Mrs Beer Nut and I arrived in Brussels late last Friday evening. The rest of the group who had come from Dublin (Dave, Laura and Séan) were waiting for food in one of Petite Rue des Bouchers' slower establishments, but Séan said they'd catch up with us in "the puppet bar" in due course. So Toone it was -- one of my favourites among the pubs of Rue du Marché aux Herbes.
Everyone in the theatre-cum-pub was drinking Kwak when we went in. I noticed, for the first time, free-standing Kwak glasses. I really don't approve of that sort of thing. The ancient wall-mounted beer engine on which they hang their towels gave us something else to look at while we waited to catch the waitress's eye. I wonder when it last had any beer through it?
I was in lambic mode myself, since we were over to visit Cantillon the following day, and Dave had been asking me about peach lambics earlier in the week. Never having had it I opted for St Louis Pêche from the menu. It pretty much went where I expected it: very sweet, very peachy and extremely easy to drink. It didn't last long.

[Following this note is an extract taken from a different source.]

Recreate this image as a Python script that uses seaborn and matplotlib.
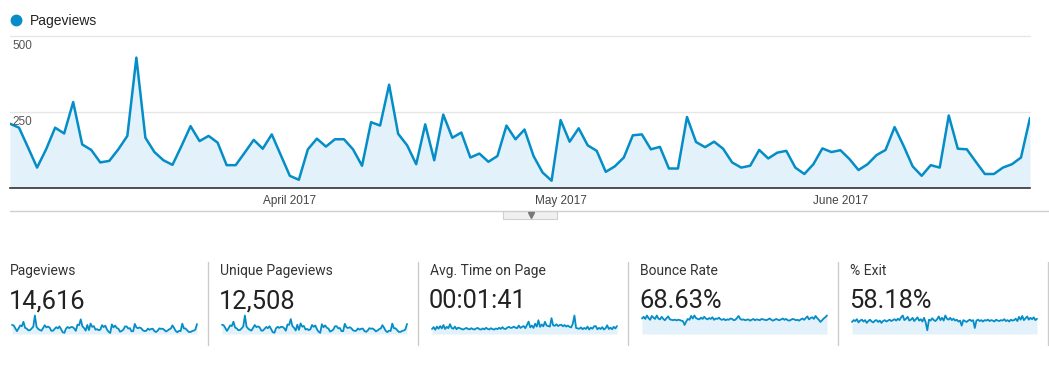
import numpy as np
import pandas as pd
import matplotlib
matplotlib.use("Agg")
import matplotlib.pyplot as plt
from matplotlib.patches import Rectangle
import seaborn as sns

# daily values, 1 Mar 2017 .. 22 Jun 2017
pageviews = [
    211, 198, 133, 67, 127, 198, 179, 282, 143, 125,
    84, 89, 127, 171, 428, 165, 118, 91, 76, 138,
    203, 154, 171, 149, 75, 75, 116, 158, 129, 176,
    108, 40, 27, 127, 162, 136, 160, 160, 127, 73,
    216, 205, 339, 178, 140, 78, 209, 91, 241, 165,
    182, 100, 113, 86, 105, 205, 160, 192, 105, 51,
    24, 223, 152, 196, 140, 122, 53, 71, 100, 173,
    176, 127, 135, 64, 64, 233, 151, 134, 152, 129,
    84, 67, 73, 125, 97, 116, 122, 67, 46, 78,
    130, 118, 124, 95, 59, 78, 108, 125, 200, 138,
    71, 40, 75, 67, 238, 129, 127, 86, 46, 46,
    67, 78, 100, 230,
]
unique_pageviews = [
    180, 170, 118, 60, 110, 168, 155, 240, 125, 108,
    74, 78, 110, 148, 360, 142, 104, 80, 67, 120,
    175, 134, 148, 130, 66, 66, 101, 137, 112, 152,
    95, 36, 24, 111, 140, 118, 139, 139, 111, 64,
    186, 178, 290, 154, 122, 68, 180, 80, 206, 143,
    157, 88, 99, 76, 92, 176, 139, 166, 92, 45,
    22, 190, 132, 168, 122, 106, 47, 62, 88, 150,
    152, 110, 117, 56, 56, 198, 131, 116, 132, 112,
    74, 59, 64, 108, 85, 101, 106, 59, 41, 68,
    113, 103, 108, 83, 52, 68, 94, 109, 172, 120,
    62, 36, 66, 59, 202, 112, 110, 75, 41, 41,
    59, 68, 87, 196,
]
avg_time_sec = [
    95, 130, 80, 140, 100, 150, 105, 170, 95, 135,
    110, 185, 115, 100, 140, 90, 120, 110, 95, 85,
    100, 115, 95, 88, 110, 92, 85, 105, 115, 90,
    84, 105, 88, 118, 95, 86, 110, 92, 84, 105,
    92, 118, 96, 130, 100, 94, 122, 135, 115, 120,
    140, 120, 110, 160, 115, 135, 150, 110, 170, 235,
    125, 160, 115, 195, 140, 260, 135, 180, 145, 230,
    160, 150, 140, 300, 165, 155, 185, 150, 170, 175,
    145, 170, 140, 160, 135, 125, 195, 350, 115, 105,
    100, 125, 90, 115, 95, 140, 85, 120, 100, 145,
    150, 90, 115, 95, 130, 85, 110, 165, 95, 120,
    90, 135, 105, 150,
]
bounce_rate = [
    72, 80, 70, 86, 74, 66, 84, 76, 70, 86,
    72, 68, 80, 70, 64, 74, 82, 68, 66, 64,
    67, 63, 66, 65, 62, 60, 42, 58, 70, 66,
    84, 72, 86, 74, 70, 68, 76, 70, 80, 72,
    68, 74, 70, 78, 66, 72, 70, 76, 68, 66,
    70, 64, 68, 66, 72, 70, 64, 66, 74, 84,
    70, 66, 68, 64, 66, 68, 62, 66, 70, 64,
    68, 66, 64, 70, 68, 66, 64, 68, 72, 66,
    62, 66, 70, 66, 64, 68, 72, 66, 70, 64,
    62, 66, 70, 68, 64, 66, 62, 68, 72, 66,
    74, 82, 68, 74, 78, 70, 84, 74, 66, 56,
    64, 72, 78, 86,
]
exit_rate = [
    52, 60, 56, 64, 50, 58, 62, 54, 60, 48,
    56, 62, 54, 50, 58, 60, 52, 58, 48, 56,
    60, 54, 58, 62, 56, 60, 64, 58, 66, 60,
    72, 80, 60, 66, 74, 58, 62, 70, 56, 64,
    72, 58, 64, 54, 70, 50, 16, 62, 58, 68,
    60, 56, 64, 76, 60, 70, 58, 80, 66, 62,
    70, 60, 66, 58, 62, 54, 58, 36, 60, 56,
    52, 58, 62, 56, 60, 26, 58, 62, 56, 60,
    54, 60, 58, 62, 56, 60, 58, 54, 62, 58,
    56, 60, 58, 64, 56, 60, 54, 62, 58, 60,
    66, 56, 74, 62, 78, 60, 68, 76, 62, 70,
    64, 72, 60, 66,
]

start_date = "2017-03-01"
month_ticks = ["2017-04-01", "2017-05-01", "2017-06-01"]
month_labels = ["April 2017", "May 2017", "June 2017"]
y_ticks = [250, 500]

card_titles = ["Pageviews", "Unique Pageviews", "Avg. Time on Page", "Bounce Rate", "% Exit"]
card_values = ["14,616", "12,508", "00:01:41", "68.63%", "58.18%"]
card_series = [pageviews, unique_pageviews, avg_time_sec, bounce_rate, exit_rate]

W, H = 1049, 375
BLUE = "#058dc7"
FILL = "#e3f2fa"
ROBOTO = ["Roboto", "DejaVu Sans"]

sns.set_style("white")
plt.rcParams["font.family"] = ["Liberation Sans", "DejaVu Sans"]


def box(x0, y0, x1, y1):
    # pixel rectangle (top-left origin) -> figure fraction
    return [x0 / W, 1 - y1 / H, (x1 - x0) / W, (y1 - y0) / H]


fig = plt.figure(figsize=(W / 100, H / 100), dpi=100)

# background layer in pixel coordinates for legend, separators, cards
deco = fig.add_axes([0, 0, 1, 1], zorder=0)
deco.set_xlim(0, W)
deco.set_ylim(H, 0)
deco.axis("off")

# --- main chart ---
df = pd.DataFrame({
    "date": pd.date_range(start_date, periods=len(pageviews)),
    "pageviews": pageviews,
})

ax = fig.add_axes(box(10, 35.7, 1030, 188), zorder=2)
ax.set_facecolor("none")
ax.fill_between(df["date"], df["pageviews"], color=FILL, lw=0)
sns.lineplot(data=df, x="date", y="pageviews", ax=ax, color=BLUE, lw=1.8)
ax.set_xlim(df["date"].iloc[0], df["date"].iloc[-1])
ax.set_ylim(0, 500)
ax.set_yticks(y_ticks)
ax.yaxis.grid(True, color="#e6e6e6", lw=1)
for gl in ax.get_ygridlines():
    gl.set_clip_on(False)
ax.tick_params(axis="y", length=0, labelleft=False)
ax.set_xticks(pd.to_datetime(month_ticks))
ax.set_xticklabels(month_labels)
ax.tick_params(axis="x", length=0, pad=5, labelsize=8.5, labelcolor="#444")
for s in ["top", "left", "right"]:
    ax.spines[s].set_visible(False)
ax.spines["bottom"].set_color("#333333")
ax.spines["bottom"].set_linewidth(1.2)
ax.set_xlabel("")
ax.set_ylabel("")
for v in y_ticks:
    ax.annotate(str(v), xy=(0, v), xycoords=("axes fraction", "data"),
                xytext=(1.5, -9.7), textcoords="offset points",
                va="baseline", fontsize=8.5, color="#555555", zorder=5)

# legend
deco.plot(16, 20, "o", ms=7.5, color=BLUE)
deco.text(30, 25, "Pageviews", fontsize=10, va="baseline", color="#222222")

# separator + collapse tab
deco.plot([10, W], [211, 211], color="#cfcfcf", lw=1)
deco.add_patch(Rectangle((503, 211), 54, 8, fc="#f0f0f0", ec="#d0d0d0", lw=0.8))
deco.plot(531, 215, marker="v", ms=4, color="#777777")

# --- scorecards ---
for i, (title, value, vals) in enumerate(zip(card_titles, card_values, card_series)):
    x0 = 10 + 210 * i
    deco.text(x0, 275, title, fontsize=10, family=ROBOTO, color="#333333", va="baseline")
    deco.text(x0 - 1, 308, value, fontsize=18.4, family=ROBOTO, color="#222222", va="baseline")
    deco.plot([208 + 210 * i] * 2, [262, 345], color="#cccccc", lw=1)

    sax = fig.add_axes(box(12 + 210 * i, 315.5, 197 + 210 * i, 334), zorder=2)
    idx = np.arange(len(vals))
    sax.fill_between(idx, vals, color=FILL, lw=0)
    sns.lineplot(x=idx, y=vals, ax=sax, color=BLUE, lw=1.3)
    sax.set_xlim(0, len(vals) - 1)
    sax.set_ylim(0, max(vals))
    sax.axis("off")
    for ln in sax.lines:
        ln.set_clip_on(False)

fig.savefig("out.png", dpi=100)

Herself, meanwhile, was drinking a Gouden Carolus ("Would you like to be in the picture with your beer? ... No that's not what I meant"). It's remarkably ungolden and gives off some strong weissbier-ish banana aromas from the big fluffy weissbier-ish head. The body is packed full of big, sweet, chewy toffee notes. Very nice.
By the time the others arrived in, I had moved on to Vieux Temps. Pretty nondescript, this dark amber ale. A nice malty weight to it; a hint of smoke on the flavour, but not a whole lot else.
Last beer of the night was a return to an old favourite. Or at least I thought it was. I have very fond memories of the Easter of 2004, sitting in a dim canalside café in Bruges, drinking Lindemans Faro -- a lambic sweetened with plain old sugar instead of fancy fruit juice. As an unabashed fan of sweet beers, it was right up my street and I think I had a couple that day. Five years later, it was time for another. And I was shocked. For a start, I've no memory of it being brown, but it is. Also, my memory of that afternoon does not include the burning taste of sick, but this beer does. The sugar is there, and so is the sour lambic, but the two just do not sit well together at all one little bit. But the glass is nice. I like the glass.
On that slightly bum note we all turned in for the evening. We had a date the following morning down in Anderlecht to witness the birth of new lambic. Procedures were scheduled to commence at 6.30am, and we all tried very hard not to think about the fact that this meant 5.30 Irish time.